Ah right, same as in i915, one needs to mount a tmpfs instance passing huge=within_size or huge=always option. Default is 'never', see man 5 tmpfs.

Thanks for the explanation, I wasn't aware of that.

Mhm, shouldn't we always use huge pages? Is there a reason for a DRM device to not use huge pages with the shmem backend?

AFAIU, according to b901bb89324a ("drm/i915/gemfs: enable THP"), back then the understanding was within_size may overallocate, meaning there would be some space wastage, until the memory pressure makes the thp code split the trailing huge page. I haven't checked if that still applies.

Other than that I don't know if some drivers/platforms could have problems if they have some limitations or hardcoded assumptions when they iterate the sg list.

Yeah, that was the whole point behind my question. As far as I can see this isn't driver specific, but platform specific.

I might be wrong here, but I think we should then probably not have that handling in each individual driver, but rather centralized in the DRM code.

I don't see a point in enabling THP for all shmem drivers. A huge page
is only useful if the driver is going to use it. On V3D, for example,
I only need huge pages because I need the memory contiguously allocated
to implement Super Pages. Otherwise, if we don't have the Super Pages
support implemented in the driver, I would be creating memory pressure
without any performance gain.

Well that's the point I'm disagreeing with. THP doesn't seem to create much extra memory pressure for this use case.

As far as I can see background for the option is that files in tmpfs usually have a varying size, so it usually isn't beneficial to allocate a huge page just to find that the shmem file is much smaller than what's needed.

But GEM objects have a fixed size. So we of hand knew if we need 4KiB or 1GiB and can therefore directly allocate huge pages if they are available and object large enough to back them with.

If the memory pressure is so high that we don't have huge pages available the shmem code falls back to standard pages anyway.

The matter is: how do we define the point where the memory pressure is high?

Well as driver developers/maintainers we simply don't do that. This is the job of the shmem code.

For example, notice that in this implementation of Super Pages
for the V3D driver, I only use a Super Page if the BO is bigger than 2MB. I'm doing that because the Raspberry Pi only has 4GB of RAM available for the GPU. If I created huge pages for every BO allocation (and initially, I tried that), I would end up with hangs in some applications.

Yeah, that is what I meant with the trivial optimisation to the shmem code. Essentially when you have 2MiB+4KiB as BO size then the shmem code should use a 2MiB and a 4KiB page to back them, but what it currently does is to use two 2MiB pages and then split up the second page when it find that it isn't needed.

That is wasteful and leads to fragmentation, but as soon as we stop doing that we should be fine to enable it unconditionally for all drivers.

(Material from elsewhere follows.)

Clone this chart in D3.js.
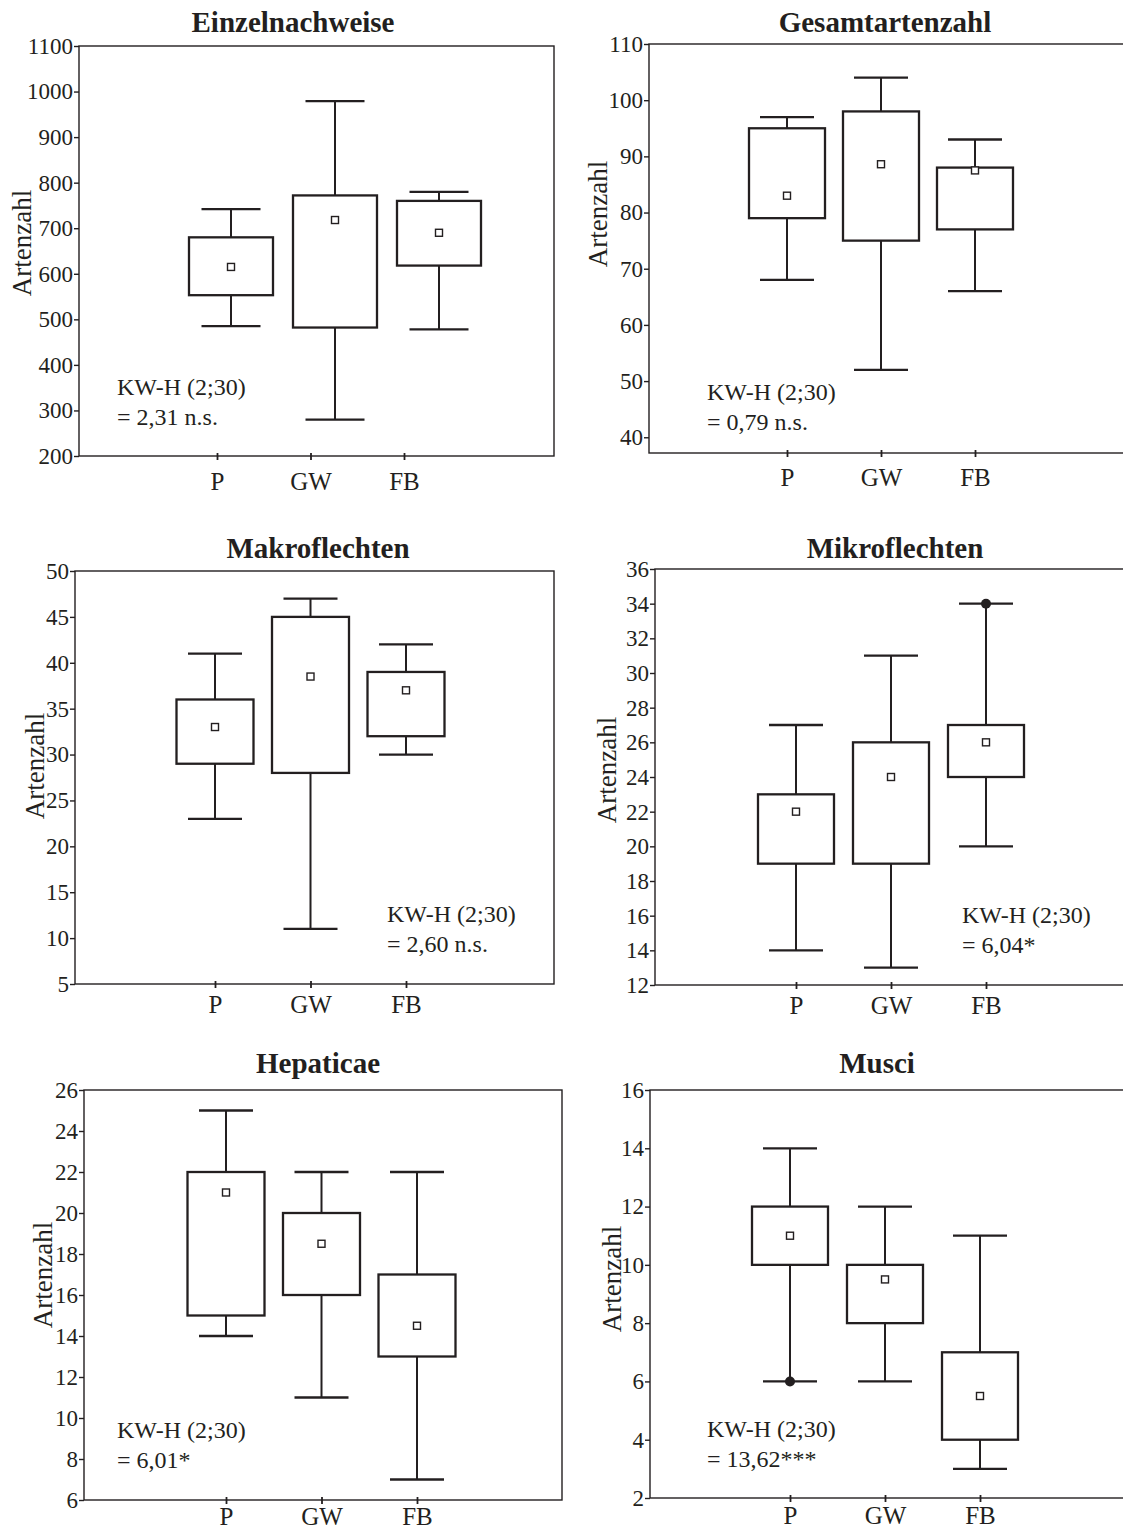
<!DOCTYPE html>
<html><head><meta charset="utf-8">
<script src="https://cdn.jsdelivr.net/npm/d3@7"></script>
<style>
body{margin:0;background:#fff}
svg{display:block}
text{font-family:"Liberation Serif","Times New Roman",serif;fill:#231f20}
</style>
</head><body>
<svg id="c" width="1123" height="1531"></svg>
<script>
// ---------- data ----------
const categories = ["P", "GW", "FB"];
const panelTitles = ["Einzelnachweise", "Gesamtartenzahl", "Makroflechten", "Mikroflechten", "Hepaticae", "Musci"];
// each row: [whisker low, box low, box high, whisker high, mean] for P, GW, FB
const einzelnachweise = [[485, 553, 680, 742, 615], [280, 482, 772, 979, 718], [478, 618, 760, 780, 690]];
const gesamtartenzahl = [[68, 79, 95, 97, 83], [52, 75, 98, 104, 88.6], [66, 77, 88, 93, 87.5]];
const makroflechten = [[23, 29, 36, 41, 33], [11, 28, 45, 47, 38.5], [30, 32, 39, 42, 37]];
const mikroflechten = [[14, 19, 23, 27, 22], [13, 19, 26, 31, 24], [20, 24, 27, 34, 26]];
const hepaticae = [[14, 15, 22, 25, 21], [11, 16, 20, 22, 18.5], [7, 13, 17, 22, 14.5]];
const musci = [[6, 10, 12, 14, 11], [6, 8, 10, 12, 9.5], [3, 4, 7, 11, 5.5]];
// filled dots (extremes) per category
const extremesEinzel = [null, null, null];
const extremesGesamt = [null, null, null];
const extremesMakro = [null, null, null];
const extremesMikro = [null, null, 34];
const extremesHepaticae = [null, null, null];
const extremesMusci = [6, null, null];
// y tick labels
const ticksEinzel = [200, 300, 400, 500, 600, 700, 800, 900, 1000, 1100];
const ticksGesamt = [40, 50, 60, 70, 80, 90, 100, 110];
const ticksMakro = [5, 10, 15, 20, 25, 30, 35, 40, 45, 50];
const ticksMikro = [12, 14, 16, 18, 20, 22, 24, 26, 28, 30, 32, 34, 36];
const ticksHepaticae = [6, 8, 10, 12, 14, 16, 18, 20, 22, 24, 26];
const ticksMusci = [2, 4, 6, 8, 10, 12, 14, 16];
const yDomains = [[200, 1100], [37.2, 110], [5, 50], [12, 36], [6, 26], [2, 16]];
const yLabel = "Artenzahl";
const kwLine1 = "KW-H (2;30)";
const kwResults = ["= 2,31 n.s.", "= 0,79 n.s.", "= 2,60 n.s.", "= 6,04*", "= 6,01*", "= 13,62***"];

const panelData = [einzelnachweise, gesamtartenzahl, makroflechten, mikroflechten, hepaticae, musci];
const panelExtremes = [extremesEinzel, extremesGesamt, extremesMakro, extremesMikro, extremesHepaticae, extremesMusci];
const panelTicks = [ticksEinzel, ticksGesamt, ticksMakro, ticksMikro, ticksHepaticae, ticksMusci];

// ---------- layout ----------
const layout = [
  {x0: 79, x1: 554, y0: 46, y1: 456, tick: [138, 325], box: [152, 360], boxW: 84, capW: 59, xpad: 12, title: [293, 32], ylab: [22, 243], kw: [117, 395]},
  {x0: 649, x1: 1124, y0: 44, y1: 453, tick: [138, 326], box: [138, 326], boxW: 76, capW: 54, xpad: 11, title: [885, 32], ylab: [598, 214], kw: [707, 400]},
  {x0: 75, x1: 554, y0: 571, y1: 984, tick: [140, 331], box: [140, 331], boxW: 77, capW: 54, xpad: 7, title: [318, 558], ylab: [35, 766], kw: [387, 922]},
  {x0: 655, x1: 1134, y0: 569, y1: 985, tick: [141, 331], box: [141, 331], boxW: 76, capW: 54, xpad: 7, title: [895, 558], ylab: [607, 770], kw: [962, 923]},
  {x0: 84, x1: 562, y0: 1090, y1: 1500, tick: [142, 333], box: [142, 333], boxW: 77, capW: 54, xpad: 3, title: [318, 1073], ylab: [43, 1275], kw: [117, 1438]},
  {x0: 650, x1: 1125, y0: 1090, y1: 1498, tick: [140, 330], box: [140, 330], boxW: 76, capW: 54, xpad: 4, title: [877, 1073], ylab: [612, 1279], kw: [707, 1437]}
];
const ink = "#231f20";
const serif = '"Liberation Serif","Times New Roman",serif';

const svg = d3.select("#c");
svg.append("rect").attr("width", 1123).attr("height", 1531).attr("fill", "#fff");

layout.forEach((L, i) => {
  const g = svg.append("g");
  const y = d3.scaleLinear().domain(yDomains[i]).range([L.y1, L.y0]);
  const xTick = d3.scalePoint().domain(categories).range([L.x0 + L.tick[0], L.x0 + L.tick[1]]);
  const xBox = d3.scalePoint().domain(categories).range([L.x0 + L.box[0], L.x0 + L.box[1]]);

  // title
  g.append("text").attr("x", L.title[0]).attr("y", L.title[1])
    .attr("text-anchor", "middle").attr("font-size", 29).attr("font-weight", "bold")
    .text(panelTitles[i]);

  // y label
  g.append("text").attr("transform", `translate(${L.ylab[0]},${L.ylab[1]}) rotate(-90)`)
    .attr("text-anchor", "middle").attr("dy", "0.35em").attr("font-size", 27)
    .text(yLabel);

  // frame
  g.append("rect").attr("x", L.x0).attr("y", L.y0)
    .attr("width", L.x1 - L.x0).attr("height", L.y1 - L.y0)
    .attr("fill", "none").attr("stroke", ink).attr("stroke-width", 1.4);

  // y axis
  const ya = g.append("g").attr("transform", `translate(${L.x0},0)`)
    .call(d3.axisLeft(y).tickValues(panelTicks[i]).tickSize(5).tickPadding(1).tickFormat(d3.format("d")));
  ya.select(".domain").remove();
  ya.selectAll("line").attr("stroke", ink).attr("stroke-width", 1.4);
  ya.selectAll("text").attr("font-size", 23).attr("font-family", serif).attr("fill", ink);

  // x axis
  const xa = g.append("g").attr("transform", `translate(0,${L.y1})`)
    .call(d3.axisBottom(xTick).tickSize(4).tickPadding(L.xpad));
  xa.select(".domain").remove();
  xa.selectAll("line").attr("y1", -3).attr("stroke", ink).attr("stroke-width", 1.8);
  xa.selectAll("text").attr("font-size", 25).attr("font-family", serif).attr("fill", ink);

  // boxes
  const rows = panelData[i].map((r, k) => ({cat: categories[k], lo: r[0], q1: r[1], q3: r[2], hi: r[3], mean: r[4], ext: panelExtremes[i][k]}));
  const bg = g.selectAll(".bx").data(rows).enter().append("g");
  bg.append("line").attr("x1", d => xBox(d.cat)).attr("x2", d => xBox(d.cat))
    .attr("y1", d => y(d.hi)).attr("y2", d => y(d.lo)).attr("stroke", ink).attr("stroke-width", 2);
  bg.append("line").attr("x1", d => xBox(d.cat) - L.capW / 2).attr("x2", d => xBox(d.cat) + L.capW / 2)
    .attr("y1", d => y(d.hi)).attr("y2", d => y(d.hi)).attr("stroke", ink).attr("stroke-width", 2.3);
  bg.append("line").attr("x1", d => xBox(d.cat) - L.capW / 2).attr("x2", d => xBox(d.cat) + L.capW / 2)
    .attr("y1", d => y(d.lo)).attr("y2", d => y(d.lo)).attr("stroke", ink).attr("stroke-width", 2.3);
  bg.append("rect").attr("x", d => xBox(d.cat) - L.boxW / 2).attr("width", L.boxW)
    .attr("y", d => y(d.q3)).attr("height", d => y(d.q1) - y(d.q3))
    .attr("fill", "#fff").attr("stroke", ink).attr("stroke-width", 2.3);
  bg.append("rect").attr("x", d => xBox(d.cat) - 3.5).attr("y", d => y(d.mean) - 3.5)
    .attr("width", 7).attr("height", 7).attr("fill", "#fff").attr("stroke", ink).attr("stroke-width", 1.4);
  bg.filter(d => d.ext !== null).append("circle")
    .attr("cx", d => xBox(d.cat)).attr("cy", d => y(d.ext)).attr("r", 5).attr("fill", ink);

  // KW-H text
  g.append("text").attr("x", L.kw[0]).attr("y", L.kw[1]).attr("font-size", 24).text(kwLine1);
  g.append("text").attr("x", L.kw[0]).attr("y", L.kw[1] + 30).attr("font-size", 24).text(kwResults[i]);
});
</script>
</body></html>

I see your point, but I believe that it would be tangent to the goal of
this series. As you mentioned, currently, we have a lot of memory
fragmentation when using THP and while we don't solve that (at the tmpfs
level), I believe we could move on with the current implementation (with
improvements proposed by Tvrtko).

Oh, I seriously don't want to block this patch set here. Just asking if it's the right approach.

Point is we might need to revert the driver changes again when THP is further optimized and the options aren't needed any more.

But if and how that should happen is perfectly up to Tvrtko.

Seem I got some un-intended voting powers here. :)

What I think would work best is, if Maíra solves the v3d part first and then she can propose/float the wider DRM/GEM change to always use THP. Because that one will require some wider testing and acks.

My concern there will be the behaviour of within_size mode. I was reading 465c403cb508 (drm/i915: introduce simple gemfs) the other day which made my think even then THP would initially over allocate. Or maybe the comment added in that commit wasn't fully accurate. If within_size is not high impact like that, then it GEM wide change might be feasible. With some opt-out facility or not I don't know.

In any case, as long as the v3d work can be done with not too much churn to common code, I think separating that as follow up should not cause a lot of additional churn. Should all be hidden in the implementation details if all goes to plan.